Only the lines from the start of the data to the line containing "93.0, 94.2, 96.3, 97.4];", both included, should be output, exactly and without pictures.

_MATERIAL:_

•••

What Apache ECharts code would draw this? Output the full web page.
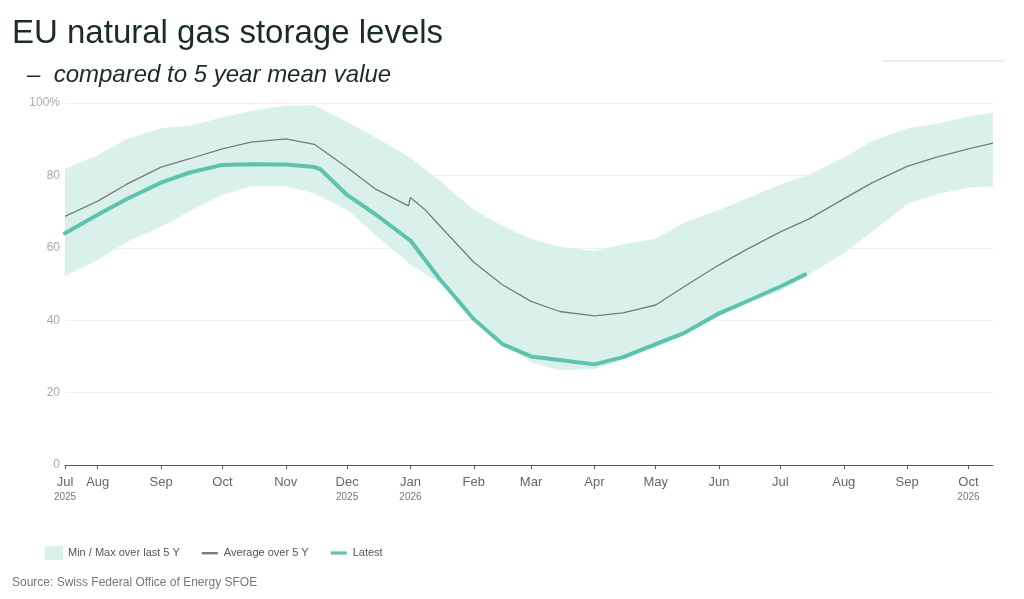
<!DOCTYPE html>
<html lang="en">

<head>
  <meta charset='utf-8'>
  <title>EU natural gas storage levels</title>
  <style>
    html, body { margin: 0; padding: 0; background: #fff; }
  </style>
</head>

<body>
  <div id="myCharts" style="width: 1024px;height:599px;"></div>
  <script src="https://cdn.jsdelivr.net/npm/echarts@6/dist/echarts.min.js"></script>
  <script type="text/javascript">
    // x axis range
    var axisStart = '2025-07-16';
    var axisEnd = '2026-10-13';
    // tick positions and labels on the x axis
    var tickDates = ['2025-07-16', '2025-08-01', '2025-09-01', '2025-10-01', '2025-11-01', '2025-12-01',
      '2026-01-01', '2026-02-01', '2026-03-01', '2026-04-01', '2026-05-01', '2026-06-01',
      '2026-07-01', '2026-08-01', '2026-09-01', '2026-10-01'];
    var tickMonths = ['Jul', 'Aug', 'Sep', 'Oct', 'Nov', 'Dec', 'Jan', 'Feb', 'Mar', 'Apr', 'May', 'Jun',
      'Jul', 'Aug', 'Sep', 'Oct'];
    var tickYears = ['2025', '', '', '', '', '2025', '2026', '', '', '', '', '', '', '', '', '2026'];

    // min / max band over last 5 years
    var bandDates = ['2025-07-16', '2025-08-01', '2025-08-15', '2025-09-01', '2025-09-15', '2025-10-01',
      '2025-10-15', '2025-11-01', '2025-11-15', '2025-12-01', '2025-12-15', '2026-01-01', '2026-01-15',
      '2026-02-01', '2026-02-15', '2026-03-01', '2026-03-15', '2026-04-01', '2026-04-15', '2026-05-01',
      '2026-05-15', '2026-06-01', '2026-06-15', '2026-07-01', '2026-07-15', '2026-08-01', '2026-08-15',
      '2026-09-01', '2026-09-15', '2026-10-01', '2026-10-13'];
    var bandMin = [52.3, 56.6, 61.5, 65.8, 70.0, 74.6, 77.0, 77.0, 75.0, 70.5, 63.5, 55.3, 50.5,
      41.5, 34.2, 28.3, 26.2, 26.5, 29.0, 32.5, 35.8, 41.0, 44.8, 48.0, 52.6, 58.5, 64.5,
      72.0, 74.8, 76.6, 77.0];
    var bandMax = [81.8, 85.6, 90.0, 93.0, 93.8, 96.0, 97.8, 99.3, 99.3, 94.8, 90.5, 84.9, 78.7,
      70.5, 66.0, 62.5, 60.3, 59.1, 61.0, 62.5, 67.0, 70.5, 73.7, 77.5, 80.2, 84.9, 89.5,
      93.0, 94.2, 96.3, 97.4];

    // average over 5 years
    var avgDates = ['2025-07-16', '2025-08-01', '2025-08-15', '2025-09-01', '2025-09-15', '2025-10-01',
      '2025-10-15', '2025-11-01', '2025-11-15', '2025-12-01', '2025-12-15', '2025-12-31', '2026-01-01',
      '2026-01-08', '2026-01-15', '2026-02-01', '2026-02-15', '2026-03-01', '2026-03-15', '2026-04-01',
      '2026-04-15', '2026-05-01', '2026-05-15', '2026-06-01', '2026-06-15', '2026-07-01', '2026-07-15',
      '2026-08-01', '2026-08-15', '2026-09-01', '2026-09-15', '2026-10-01', '2026-10-13'];
    var avgValues = [68.7, 72.9, 77.5, 82.3, 84.6, 87.3, 89.2, 90.1, 88.6, 82.2, 76.2, 71.6, 73.9,
      70.6, 66.3, 56.0, 49.8, 45.2, 42.4, 41.2, 42.0, 44.2, 49.3, 55.3, 59.7, 64.4, 68.0,
      73.5, 78.0, 82.5, 85.0, 87.3, 88.9];

    // latest storage level
    var latestDates = ['2025-07-16', '2025-08-01', '2025-08-15', '2025-09-01', '2025-09-15', '2025-10-01',
      '2025-10-15', '2025-11-01', '2025-11-15', '2025-11-18', '2025-12-01', '2025-12-15', '2026-01-01',
      '2026-01-15', '2026-02-01', '2026-02-15', '2026-03-01', '2026-03-15', '2026-04-01', '2026-04-15',
      '2026-05-01', '2026-05-15', '2026-06-01', '2026-06-15', '2026-07-01', '2026-07-13'];
    var latestValues = [64.0, 69.1, 73.4, 78.0, 80.8, 82.9, 83.1, 83.0, 82.3, 81.7, 74.6, 69.2, 62.0,
      51.6, 40.3, 33.4, 30.0, 29.0, 27.8, 29.8, 33.4, 36.5, 41.9, 45.3, 49.3, 52.6];

    var fontFamily = '"Liberation Sans", Arial, sans-serif';
    // short line used as legend icon (the zero-length ends fix the icon box)
    var lineIcon = 'path://M0,0L0,0M0,6L16,6L16,8.4L0,8.4ZM16,14L16,14';
    var thickLineIcon = 'path://M0,0L0,0M0,5.4L16,5.4L16,8.6L0,8.6ZM16,14L16,14';

    function ts(s) {
      var p = s.split('-');
      return Date.UTC(+p[0], +p[1] - 1, +p[2]);
    }

    function pairs(dates, values) {
      return dates.map(function (d, i) { return [ts(d), values[i]]; });
    }

    // label text for each tick
    var tickLabel = {};
    tickDates.forEach(function (d, i) {
      tickLabel[ts(d)] = tickYears[i] ? '{m|' + tickMonths[i] + '}\n{y|' + tickYears[i] + '}' : '{m|' + tickMonths[i] + '}';
    });

    var myChart = echarts.init(document.getElementById('myCharts'));

    var chartOption = {
      animation: false,
      backgroundColor: '#fff',
      textStyle: { fontFamily: fontFamily },
      title: [
        {
          text: 'EU natural gas storage levels',
          left: 7,
          top: 12,
          textStyle: { fontSize: 33, fontWeight: 'normal', color: '#1b2a2a', fontFamily: fontFamily }
        },
        {
          text: '\u2013  compared to 5 year mean value',
          left: 22,
          top: 58,
          textStyle: { fontSize: 24, fontWeight: 'normal', fontStyle: 'italic', color: '#1b2a2a', fontFamily: fontFamily }
        },
        {
          text: 'Source: Swiss Federal Office of Energy SFOE',
          left: 7,
          top: 572,
          textStyle: { fontSize: 12, fontWeight: 'normal', color: '#777', fontFamily: fontFamily }
        }
      ],
      legend: {
        left: 40,
        top: 541,
        itemWidth: 18,
        itemHeight: 14,
        itemGap: 22,
        textStyle: { fontSize: 11, color: '#555', fontFamily: fontFamily },
        data: [
          { name: 'Min / Max over last 5 Y', icon: 'rect' },
          { name: 'Average over 5 Y', icon: lineIcon },
          { name: 'Latest', icon: thickLineIcon }
        ]
      },
      graphic: [
        {
          type: 'line',
          shape: { x1: 882, y1: 61, x2: 1004, y2: 61 },
          style: { stroke: '#ececec', lineWidth: 2 }
        }
      ],
      grid: {
        left: 65,
        right: 31,
        top: 103,
        bottom: 134
      },
      xAxis: [
        {
          // time axis carrying the data
          type: 'time',
          min: ts(axisStart),
          max: ts(axisEnd),
          axisLine: { show: false },
          axisTick: { show: false },
          axisLabel: { show: false },
          splitLine: { show: false }
        },
        {
          // overlay axis drawing month ticks and labels
          type: 'value',
          position: 'bottom',
          min: ts(axisStart),
          max: ts(axisEnd),
          axisLine: { show: true, lineStyle: { color: '#555', width: 1 } },
          axisTick: {
            show: true,
            length: 4,
            lineStyle: { color: '#555' },
            customValues: tickDates.map(ts)
          },
          splitLine: { show: false },
          axisLabel: {
            customValues: tickDates.map(ts),
            margin: 9,
            hideOverlap: false,
            formatter: function (value) {
              return tickLabel[value] || '';
            },
            rich: {
              m: { fontSize: 13, color: '#666', fontFamily: fontFamily, lineHeight: 16 },
              y: { fontSize: 10, color: '#777', fontFamily: fontFamily, lineHeight: 14 }
            }
          }
        }
      ],
      yAxis: {
        type: 'value',
        min: 0,
        max: 100,
        interval: 20,
        axisLine: { show: false },
        axisTick: { show: false },
        splitLine: { lineStyle: { color: '#efefef', width: 1 } },
        axisLabel: {
          margin: 5,
          fontSize: 12,
          color: '#aaa',
          fontFamily: fontFamily,
          formatter: function (v) { return v === 100 ? '100%' : String(v); }
        }
      },
      series: [
        {
          name: 'band-min',
          type: 'line',
          stack: 'band',
          symbol: 'none',
          silent: true,
          lineStyle: { opacity: 0 },
          data: pairs(bandDates, bandMin)
        },
        {
          name: 'Min / Max over last 5 Y',
          type: 'line',
          stack: 'band',
          symbol: 'none',
          silent: true,
          itemStyle: { color: '#daf1eb' },
          lineStyle: { opacity: 0 },
          areaStyle: { color: '#daf1eb', opacity: 1 },
          data: pairs(bandDates, bandMax.map(function (v, i) { return +(v - bandMin[i]).toFixed(1); }))
        },
        {
          name: 'Average over 5 Y',
          type: 'line',
          symbol: 'none',
          itemStyle: { color: '#7b7b7b' },
          lineStyle: { color: '#7b7b7b', width: 1.3 },
          data: pairs(avgDates, avgValues)
        },
        {
          name: 'Latest',
          type: 'line',
          symbol: 'none',
          itemStyle: { color: '#5cc4ae' },
          lineStyle: { color: '#5cc4ae', width: 4, cap: 'round', join: 'round' },
          data: pairs(latestDates, latestValues)
        }
      ]
    };

    myChart.setOption(chartOption);
  </script>
</body>

</html>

•••

_FULL SOLUTION:_
What Apache ECharts code would draw this? Output the full web page.
<!DOCTYPE html>
<html lang="en">

<head>
  <meta charset='utf-8'>
  <title>EU natural gas storage levels</title>
  <style>
    html, body { margin: 0; padding: 0; background: #fff; }
  </style>
</head>

<body>
  <div id="myCharts" style="width: 1024px;height:599px;"></div>
  <script src="https://cdn.jsdelivr.net/npm/echarts@6/dist/echarts.min.js"></script>
  <script type="text/javascript">
    // x axis range
    var axisStart = '2025-07-16';
    var axisEnd = '2026-10-13';
    // tick positions and labels on the x axis
    var tickDates = ['2025-07-16', '2025-08-01', '2025-09-01', '2025-10-01', '2025-11-01', '2025-12-01',
      '2026-01-01', '2026-02-01', '2026-03-01', '2026-04-01', '2026-05-01', '2026-06-01',
      '2026-07-01', '2026-08-01', '2026-09-01', '2026-10-01'];
    var tickMonths = ['Jul', 'Aug', 'Sep', 'Oct', 'Nov', 'Dec', 'Jan', 'Feb', 'Mar', 'Apr', 'May', 'Jun',
      'Jul', 'Aug', 'Sep', 'Oct'];
    var tickYears = ['2025', '', '', '', '', '2025', '2026', '', '', '', '', '', '', '', '', '2026'];

    // min / max band over last 5 years
    var bandDates = ['2025-07-16', '2025-08-01', '2025-08-15', '2025-09-01', '2025-09-15', '2025-10-01',
      '2025-10-15', '2025-11-01', '2025-11-15', '2025-12-01', '2025-12-15', '2026-01-01', '2026-01-15',
      '2026-02-01', '2026-02-15', '2026-03-01', '2026-03-15', '2026-04-01', '2026-04-15', '2026-05-01',
      '2026-05-15', '2026-06-01', '2026-06-15', '2026-07-01', '2026-07-15', '2026-08-01', '2026-08-15',
      '2026-09-01', '2026-09-15', '2026-10-01', '2026-10-13'];
    var bandMin = [52.3, 56.6, 61.5, 65.8, 70.0, 74.6, 77.0, 77.0, 75.0, 70.5, 63.5, 55.3, 50.5,
      41.5, 34.2, 28.3, 26.2, 26.5, 29.0, 32.5, 35.8, 41.0, 44.8, 48.0, 52.6, 58.5, 64.5,
      72.0, 74.8, 76.6, 77.0];
    var bandMax = [81.8, 85.6, 90.0, 93.0, 93.8, 96.0, 97.8, 99.3, 99.3, 94.8, 90.5, 84.9, 78.7,
      70.5, 66.0, 62.5, 60.3, 59.1, 61.0, 62.5, 67.0, 70.5, 73.7, 77.5, 80.2, 84.9, 89.5,
      93.0, 94.2, 96.3, 97.4];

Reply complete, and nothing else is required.